» MATERIAL FOR THIS EXERCISE:
• • • • • • •
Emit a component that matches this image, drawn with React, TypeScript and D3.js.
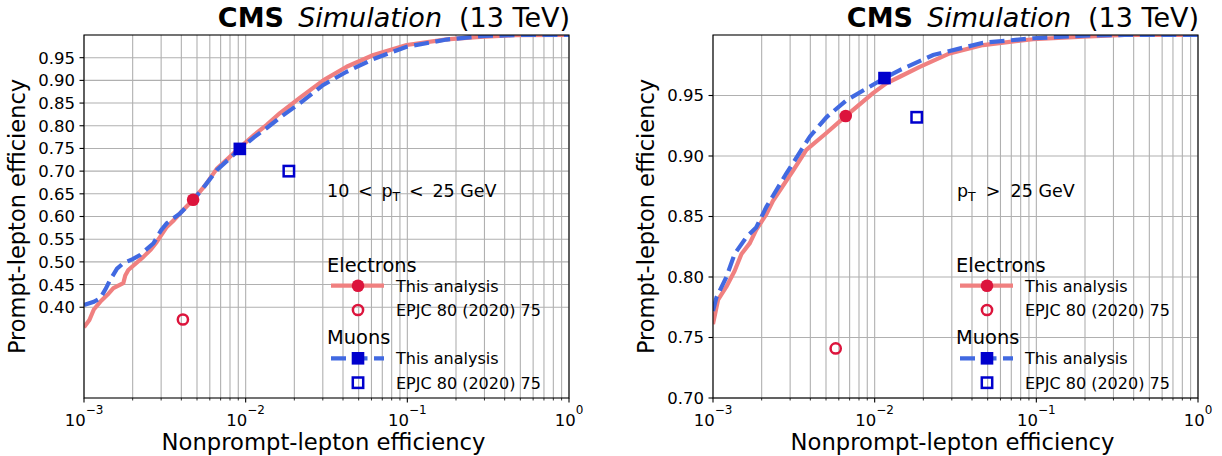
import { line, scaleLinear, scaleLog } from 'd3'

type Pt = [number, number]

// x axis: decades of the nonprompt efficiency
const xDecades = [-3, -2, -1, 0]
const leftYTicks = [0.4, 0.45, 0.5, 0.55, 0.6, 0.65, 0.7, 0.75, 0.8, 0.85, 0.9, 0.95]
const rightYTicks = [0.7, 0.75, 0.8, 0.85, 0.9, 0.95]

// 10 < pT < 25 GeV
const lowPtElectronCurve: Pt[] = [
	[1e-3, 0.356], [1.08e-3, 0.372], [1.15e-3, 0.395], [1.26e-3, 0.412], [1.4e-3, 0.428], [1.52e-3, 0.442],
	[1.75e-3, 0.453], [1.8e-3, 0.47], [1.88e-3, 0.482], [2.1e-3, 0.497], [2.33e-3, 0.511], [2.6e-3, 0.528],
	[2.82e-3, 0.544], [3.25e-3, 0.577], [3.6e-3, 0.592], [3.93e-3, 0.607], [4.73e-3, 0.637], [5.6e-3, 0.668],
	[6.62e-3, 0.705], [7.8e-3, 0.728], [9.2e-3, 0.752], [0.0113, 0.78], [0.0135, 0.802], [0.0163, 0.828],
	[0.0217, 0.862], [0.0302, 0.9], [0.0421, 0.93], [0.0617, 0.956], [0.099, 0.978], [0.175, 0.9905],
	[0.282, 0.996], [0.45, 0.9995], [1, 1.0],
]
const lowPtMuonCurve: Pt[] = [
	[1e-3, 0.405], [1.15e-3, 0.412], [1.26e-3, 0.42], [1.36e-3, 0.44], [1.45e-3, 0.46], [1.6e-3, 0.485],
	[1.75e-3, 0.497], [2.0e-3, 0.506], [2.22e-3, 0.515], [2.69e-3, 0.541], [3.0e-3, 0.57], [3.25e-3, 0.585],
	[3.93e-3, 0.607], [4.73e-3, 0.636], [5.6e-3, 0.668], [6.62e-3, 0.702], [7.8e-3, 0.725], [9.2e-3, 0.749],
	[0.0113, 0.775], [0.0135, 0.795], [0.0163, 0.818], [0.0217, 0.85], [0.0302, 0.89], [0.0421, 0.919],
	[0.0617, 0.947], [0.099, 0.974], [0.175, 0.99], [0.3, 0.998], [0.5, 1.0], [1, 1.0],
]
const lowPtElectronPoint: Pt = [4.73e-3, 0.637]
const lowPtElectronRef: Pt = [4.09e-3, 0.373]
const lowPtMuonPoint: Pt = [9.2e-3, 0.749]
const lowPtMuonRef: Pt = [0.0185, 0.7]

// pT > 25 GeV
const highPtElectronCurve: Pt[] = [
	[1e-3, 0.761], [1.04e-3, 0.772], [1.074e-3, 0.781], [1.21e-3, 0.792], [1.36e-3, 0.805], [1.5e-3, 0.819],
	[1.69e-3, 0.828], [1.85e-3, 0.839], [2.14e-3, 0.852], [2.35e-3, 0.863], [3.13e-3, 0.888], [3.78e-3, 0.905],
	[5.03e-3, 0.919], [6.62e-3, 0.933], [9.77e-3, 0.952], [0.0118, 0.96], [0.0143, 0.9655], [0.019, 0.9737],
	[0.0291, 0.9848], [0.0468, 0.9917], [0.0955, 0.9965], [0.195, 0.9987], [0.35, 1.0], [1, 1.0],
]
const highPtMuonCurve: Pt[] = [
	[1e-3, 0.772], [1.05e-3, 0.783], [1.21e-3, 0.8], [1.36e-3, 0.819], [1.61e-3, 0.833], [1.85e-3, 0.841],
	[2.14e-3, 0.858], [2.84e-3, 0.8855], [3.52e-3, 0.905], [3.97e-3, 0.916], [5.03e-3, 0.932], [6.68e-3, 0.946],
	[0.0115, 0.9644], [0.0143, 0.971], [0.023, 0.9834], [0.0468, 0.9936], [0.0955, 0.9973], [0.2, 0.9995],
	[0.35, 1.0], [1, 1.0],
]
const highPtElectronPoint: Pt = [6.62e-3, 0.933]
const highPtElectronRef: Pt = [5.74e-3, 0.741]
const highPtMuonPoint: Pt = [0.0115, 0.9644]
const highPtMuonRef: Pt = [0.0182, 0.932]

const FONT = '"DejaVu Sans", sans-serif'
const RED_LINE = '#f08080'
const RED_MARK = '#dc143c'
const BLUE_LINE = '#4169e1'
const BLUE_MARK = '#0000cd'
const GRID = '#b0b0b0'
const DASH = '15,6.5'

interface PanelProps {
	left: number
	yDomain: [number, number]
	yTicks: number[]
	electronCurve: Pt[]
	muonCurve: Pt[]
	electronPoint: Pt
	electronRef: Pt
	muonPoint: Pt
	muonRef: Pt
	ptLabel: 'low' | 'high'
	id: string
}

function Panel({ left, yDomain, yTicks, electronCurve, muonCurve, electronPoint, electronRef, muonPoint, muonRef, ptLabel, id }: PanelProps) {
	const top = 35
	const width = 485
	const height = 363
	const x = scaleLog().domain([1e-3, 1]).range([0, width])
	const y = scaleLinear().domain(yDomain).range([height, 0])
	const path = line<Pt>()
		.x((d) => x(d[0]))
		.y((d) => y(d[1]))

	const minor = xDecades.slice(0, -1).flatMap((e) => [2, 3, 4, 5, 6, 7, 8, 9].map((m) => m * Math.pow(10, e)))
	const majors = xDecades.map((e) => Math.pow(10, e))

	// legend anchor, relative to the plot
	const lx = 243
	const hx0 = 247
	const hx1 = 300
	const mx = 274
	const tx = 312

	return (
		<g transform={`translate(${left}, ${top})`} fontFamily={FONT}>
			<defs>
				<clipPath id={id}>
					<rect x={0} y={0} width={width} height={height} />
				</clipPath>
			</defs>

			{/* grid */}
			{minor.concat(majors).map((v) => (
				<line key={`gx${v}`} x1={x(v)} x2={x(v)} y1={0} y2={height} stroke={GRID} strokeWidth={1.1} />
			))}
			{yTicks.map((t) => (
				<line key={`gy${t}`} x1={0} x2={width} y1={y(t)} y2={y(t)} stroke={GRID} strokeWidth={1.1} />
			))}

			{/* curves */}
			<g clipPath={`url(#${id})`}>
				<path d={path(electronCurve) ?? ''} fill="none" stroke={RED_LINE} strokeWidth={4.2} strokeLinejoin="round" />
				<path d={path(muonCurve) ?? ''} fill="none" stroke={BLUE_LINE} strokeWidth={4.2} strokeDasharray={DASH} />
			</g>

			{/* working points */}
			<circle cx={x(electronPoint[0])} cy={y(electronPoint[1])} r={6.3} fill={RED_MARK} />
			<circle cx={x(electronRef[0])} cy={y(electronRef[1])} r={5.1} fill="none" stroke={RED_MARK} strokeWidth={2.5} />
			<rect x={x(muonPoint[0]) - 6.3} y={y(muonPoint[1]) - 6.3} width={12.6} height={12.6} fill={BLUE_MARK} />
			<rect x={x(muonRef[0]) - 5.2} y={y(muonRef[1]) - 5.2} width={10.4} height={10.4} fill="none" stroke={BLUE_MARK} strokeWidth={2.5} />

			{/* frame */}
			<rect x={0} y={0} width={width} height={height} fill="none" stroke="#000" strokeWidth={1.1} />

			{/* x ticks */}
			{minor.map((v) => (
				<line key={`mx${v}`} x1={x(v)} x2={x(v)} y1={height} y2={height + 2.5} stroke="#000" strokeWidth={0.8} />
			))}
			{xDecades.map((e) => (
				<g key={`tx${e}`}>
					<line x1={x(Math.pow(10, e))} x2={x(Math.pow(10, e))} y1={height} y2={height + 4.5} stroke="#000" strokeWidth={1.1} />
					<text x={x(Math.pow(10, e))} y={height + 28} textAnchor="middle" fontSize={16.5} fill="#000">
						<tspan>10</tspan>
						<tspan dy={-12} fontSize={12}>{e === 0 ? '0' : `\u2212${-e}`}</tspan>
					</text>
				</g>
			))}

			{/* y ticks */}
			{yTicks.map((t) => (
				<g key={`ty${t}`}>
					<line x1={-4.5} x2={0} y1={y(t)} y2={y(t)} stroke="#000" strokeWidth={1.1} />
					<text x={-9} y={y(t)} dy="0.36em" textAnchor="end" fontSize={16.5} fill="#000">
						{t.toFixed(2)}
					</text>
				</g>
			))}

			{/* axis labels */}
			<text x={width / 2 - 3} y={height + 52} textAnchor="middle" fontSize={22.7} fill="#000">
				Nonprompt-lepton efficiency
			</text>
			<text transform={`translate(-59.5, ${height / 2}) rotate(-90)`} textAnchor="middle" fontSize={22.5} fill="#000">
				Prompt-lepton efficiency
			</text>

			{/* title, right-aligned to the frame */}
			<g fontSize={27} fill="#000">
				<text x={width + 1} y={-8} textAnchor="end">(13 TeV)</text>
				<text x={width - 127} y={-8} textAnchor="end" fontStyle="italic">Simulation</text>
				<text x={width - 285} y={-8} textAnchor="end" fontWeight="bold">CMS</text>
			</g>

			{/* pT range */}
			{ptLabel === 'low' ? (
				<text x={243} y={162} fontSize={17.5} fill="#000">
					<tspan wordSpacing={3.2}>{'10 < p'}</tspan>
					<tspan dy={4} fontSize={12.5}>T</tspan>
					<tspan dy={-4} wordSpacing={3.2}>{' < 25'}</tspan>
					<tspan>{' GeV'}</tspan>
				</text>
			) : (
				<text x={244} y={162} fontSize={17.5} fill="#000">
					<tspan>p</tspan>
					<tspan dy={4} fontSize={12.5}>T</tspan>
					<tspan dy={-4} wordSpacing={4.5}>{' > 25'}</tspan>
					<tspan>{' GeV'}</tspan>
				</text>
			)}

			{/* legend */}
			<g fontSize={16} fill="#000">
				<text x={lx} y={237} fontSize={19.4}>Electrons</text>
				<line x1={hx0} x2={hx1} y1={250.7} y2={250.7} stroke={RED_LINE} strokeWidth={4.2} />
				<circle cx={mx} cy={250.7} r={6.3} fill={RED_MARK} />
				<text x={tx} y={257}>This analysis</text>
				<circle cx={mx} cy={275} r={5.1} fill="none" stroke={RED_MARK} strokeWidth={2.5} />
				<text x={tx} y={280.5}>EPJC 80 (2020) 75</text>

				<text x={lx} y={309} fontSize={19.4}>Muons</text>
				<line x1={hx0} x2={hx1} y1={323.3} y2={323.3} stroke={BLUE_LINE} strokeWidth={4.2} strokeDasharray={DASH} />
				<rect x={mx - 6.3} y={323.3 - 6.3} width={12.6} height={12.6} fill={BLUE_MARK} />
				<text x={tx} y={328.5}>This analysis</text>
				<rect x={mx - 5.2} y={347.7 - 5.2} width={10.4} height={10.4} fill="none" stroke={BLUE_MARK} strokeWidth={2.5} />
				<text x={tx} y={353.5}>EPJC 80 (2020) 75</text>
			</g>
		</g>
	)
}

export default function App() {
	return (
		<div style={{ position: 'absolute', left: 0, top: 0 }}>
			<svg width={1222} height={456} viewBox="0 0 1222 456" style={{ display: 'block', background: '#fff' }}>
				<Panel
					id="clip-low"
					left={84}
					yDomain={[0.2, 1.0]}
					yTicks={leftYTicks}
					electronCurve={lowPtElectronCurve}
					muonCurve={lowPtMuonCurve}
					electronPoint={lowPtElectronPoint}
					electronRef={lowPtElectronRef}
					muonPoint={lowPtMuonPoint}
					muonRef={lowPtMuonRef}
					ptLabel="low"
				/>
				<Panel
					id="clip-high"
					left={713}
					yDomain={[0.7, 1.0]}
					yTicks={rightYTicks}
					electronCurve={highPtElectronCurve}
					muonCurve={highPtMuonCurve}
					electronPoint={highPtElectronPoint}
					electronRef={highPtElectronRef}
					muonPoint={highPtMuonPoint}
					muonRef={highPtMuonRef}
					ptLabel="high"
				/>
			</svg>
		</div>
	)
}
• • • • • • •
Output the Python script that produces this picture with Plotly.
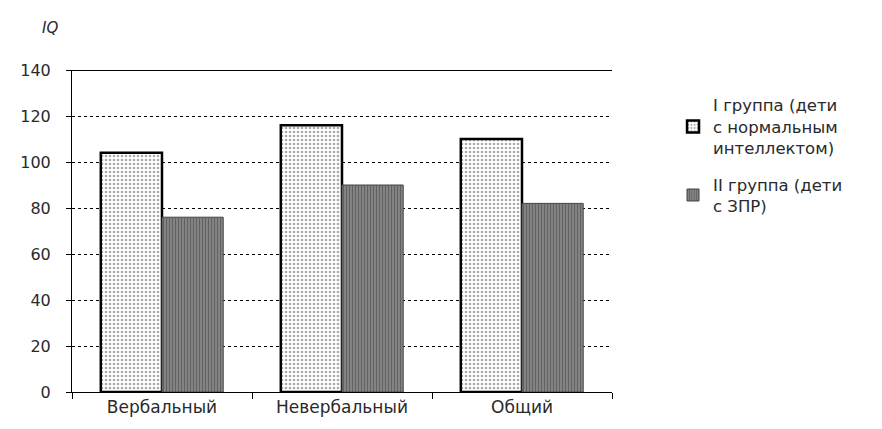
• • • • • • •
» WHAT YOU WILL DO: Return exactly the lines from the one with "Emit a component" to the one with "const lowPtMuonRef: Pt = [0.0185, 0.7]", inclusive, and nothing else; skip the pictures.

» SOLUTION:
Emit a component that matches this image, drawn with React, TypeScript and D3.js.
import { line, scaleLinear, scaleLog } from 'd3'

type Pt = [number, number]

// x axis: decades of the nonprompt efficiency
const xDecades = [-3, -2, -1, 0]
const leftYTicks = [0.4, 0.45, 0.5, 0.55, 0.6, 0.65, 0.7, 0.75, 0.8, 0.85, 0.9, 0.95]
const rightYTicks = [0.7, 0.75, 0.8, 0.85, 0.9, 0.95]

// 10 < pT < 25 GeV
const lowPtElectronCurve: Pt[] = [
	[1e-3, 0.356], [1.08e-3, 0.372], [1.15e-3, 0.395], [1.26e-3, 0.412], [1.4e-3, 0.428], [1.52e-3, 0.442],
	[1.75e-3, 0.453], [1.8e-3, 0.47], [1.88e-3, 0.482], [2.1e-3, 0.497], [2.33e-3, 0.511], [2.6e-3, 0.528],
	[2.82e-3, 0.544], [3.25e-3, 0.577], [3.6e-3, 0.592], [3.93e-3, 0.607], [4.73e-3, 0.637], [5.6e-3, 0.668],
	[6.62e-3, 0.705], [7.8e-3, 0.728], [9.2e-3, 0.752], [0.0113, 0.78], [0.0135, 0.802], [0.0163, 0.828],
	[0.0217, 0.862], [0.0302, 0.9], [0.0421, 0.93], [0.0617, 0.956], [0.099, 0.978], [0.175, 0.9905],
	[0.282, 0.996], [0.45, 0.9995], [1, 1.0],
]
const lowPtMuonCurve: Pt[] = [
	[1e-3, 0.405], [1.15e-3, 0.412], [1.26e-3, 0.42], [1.36e-3, 0.44], [1.45e-3, 0.46], [1.6e-3, 0.485],
	[1.75e-3, 0.497], [2.0e-3, 0.506], [2.22e-3, 0.515], [2.69e-3, 0.541], [3.0e-3, 0.57], [3.25e-3, 0.585],
	[3.93e-3, 0.607], [4.73e-3, 0.636], [5.6e-3, 0.668], [6.62e-3, 0.702], [7.8e-3, 0.725], [9.2e-3, 0.749],
	[0.0113, 0.775], [0.0135, 0.795], [0.0163, 0.818], [0.0217, 0.85], [0.0302, 0.89], [0.0421, 0.919],
	[0.0617, 0.947], [0.099, 0.974], [0.175, 0.99], [0.3, 0.998], [0.5, 1.0], [1, 1.0],
]
const lowPtElectronPoint: Pt = [4.73e-3, 0.637]
const lowPtElectronRef: Pt = [4.09e-3, 0.373]
const lowPtMuonPoint: Pt = [9.2e-3, 0.749]
const lowPtMuonRef: Pt = [0.0185, 0.7]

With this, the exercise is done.